> [Direction]:
Output the first line of the listing and each line after it, up to and including the line that contains "plt.rcParams['font.family'] = ['Liberation", exactly as written, minus the pictures.

> [Data segment]:
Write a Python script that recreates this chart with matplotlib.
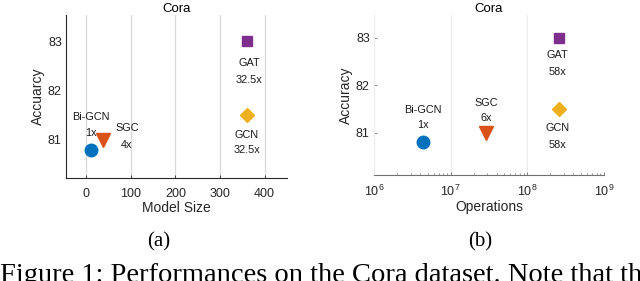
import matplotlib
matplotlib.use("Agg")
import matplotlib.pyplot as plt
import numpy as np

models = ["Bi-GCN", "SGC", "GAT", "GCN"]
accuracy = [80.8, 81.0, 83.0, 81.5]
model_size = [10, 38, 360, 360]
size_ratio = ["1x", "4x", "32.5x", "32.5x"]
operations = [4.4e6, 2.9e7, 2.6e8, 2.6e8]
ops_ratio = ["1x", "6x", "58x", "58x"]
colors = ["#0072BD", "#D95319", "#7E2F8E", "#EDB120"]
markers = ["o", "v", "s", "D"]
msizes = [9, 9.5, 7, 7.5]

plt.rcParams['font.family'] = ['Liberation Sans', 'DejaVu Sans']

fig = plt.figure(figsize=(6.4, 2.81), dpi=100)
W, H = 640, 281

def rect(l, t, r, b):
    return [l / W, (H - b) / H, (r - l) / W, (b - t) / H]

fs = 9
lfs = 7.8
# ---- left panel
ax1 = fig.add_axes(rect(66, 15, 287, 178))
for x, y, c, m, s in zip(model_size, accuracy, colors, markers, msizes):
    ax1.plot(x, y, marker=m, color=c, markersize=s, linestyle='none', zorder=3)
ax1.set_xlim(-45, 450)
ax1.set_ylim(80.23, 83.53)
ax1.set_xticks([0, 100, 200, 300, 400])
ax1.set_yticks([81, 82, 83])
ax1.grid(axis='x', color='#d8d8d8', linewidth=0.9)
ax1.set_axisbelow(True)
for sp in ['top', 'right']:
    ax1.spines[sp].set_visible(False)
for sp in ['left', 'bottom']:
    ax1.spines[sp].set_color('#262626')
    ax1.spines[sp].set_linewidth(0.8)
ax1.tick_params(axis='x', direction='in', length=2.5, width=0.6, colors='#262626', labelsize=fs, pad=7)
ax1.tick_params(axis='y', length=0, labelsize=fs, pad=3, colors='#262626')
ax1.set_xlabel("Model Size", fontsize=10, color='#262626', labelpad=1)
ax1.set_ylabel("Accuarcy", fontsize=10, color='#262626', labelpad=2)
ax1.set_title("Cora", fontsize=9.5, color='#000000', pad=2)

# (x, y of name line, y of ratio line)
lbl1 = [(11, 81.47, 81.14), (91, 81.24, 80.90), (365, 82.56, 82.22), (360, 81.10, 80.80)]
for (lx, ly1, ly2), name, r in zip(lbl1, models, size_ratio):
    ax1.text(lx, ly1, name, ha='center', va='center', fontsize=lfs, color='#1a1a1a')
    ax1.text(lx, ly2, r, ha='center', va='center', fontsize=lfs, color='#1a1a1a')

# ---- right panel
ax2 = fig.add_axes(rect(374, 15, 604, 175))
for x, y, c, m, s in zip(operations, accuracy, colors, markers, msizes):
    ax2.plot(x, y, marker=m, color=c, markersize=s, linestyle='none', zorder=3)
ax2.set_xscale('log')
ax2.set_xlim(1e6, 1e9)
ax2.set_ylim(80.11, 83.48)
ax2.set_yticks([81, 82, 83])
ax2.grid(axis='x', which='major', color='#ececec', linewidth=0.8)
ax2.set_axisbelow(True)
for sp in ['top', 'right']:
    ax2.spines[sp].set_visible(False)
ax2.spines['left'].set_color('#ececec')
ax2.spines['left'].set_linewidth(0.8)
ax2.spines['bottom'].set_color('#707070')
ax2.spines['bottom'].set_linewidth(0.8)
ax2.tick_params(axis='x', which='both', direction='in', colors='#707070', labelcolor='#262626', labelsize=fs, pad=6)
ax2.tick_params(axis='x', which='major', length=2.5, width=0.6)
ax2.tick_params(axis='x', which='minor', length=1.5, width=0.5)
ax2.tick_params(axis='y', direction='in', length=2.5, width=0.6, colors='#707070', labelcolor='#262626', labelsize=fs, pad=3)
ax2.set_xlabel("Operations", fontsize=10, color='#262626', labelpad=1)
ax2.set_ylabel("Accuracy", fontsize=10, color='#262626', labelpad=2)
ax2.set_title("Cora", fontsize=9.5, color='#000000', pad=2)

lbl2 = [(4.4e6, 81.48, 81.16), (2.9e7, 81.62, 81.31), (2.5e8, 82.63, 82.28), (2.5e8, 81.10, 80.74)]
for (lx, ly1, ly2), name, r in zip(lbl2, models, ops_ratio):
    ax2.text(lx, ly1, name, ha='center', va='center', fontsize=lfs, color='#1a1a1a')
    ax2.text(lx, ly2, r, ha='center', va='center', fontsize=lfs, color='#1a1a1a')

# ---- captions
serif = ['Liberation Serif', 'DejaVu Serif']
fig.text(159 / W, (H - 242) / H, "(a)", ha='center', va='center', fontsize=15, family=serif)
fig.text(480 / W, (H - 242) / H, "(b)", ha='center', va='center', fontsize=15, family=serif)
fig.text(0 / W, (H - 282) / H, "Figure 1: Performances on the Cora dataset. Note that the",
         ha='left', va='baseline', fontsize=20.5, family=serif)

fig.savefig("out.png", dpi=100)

> [Reply]:
Write a Python script that recreates this chart with matplotlib.
import matplotlib
matplotlib.use("Agg")
import matplotlib.pyplot as plt
import numpy as np

models = ["Bi-GCN", "SGC", "GAT", "GCN"]
accuracy = [80.8, 81.0, 83.0, 81.5]
model_size = [10, 38, 360, 360]
size_ratio = ["1x", "4x", "32.5x", "32.5x"]
operations = [4.4e6, 2.9e7, 2.6e8, 2.6e8]
ops_ratio = ["1x", "6x", "58x", "58x"]
colors = ["#0072BD", "#D95319", "#7E2F8E", "#EDB120"]
markers = ["o", "v", "s", "D"]
msizes = [9, 9.5, 7, 7.5]

plt.rcParams['font.family'] = ['Liberation Sans', 'DejaVu Sans']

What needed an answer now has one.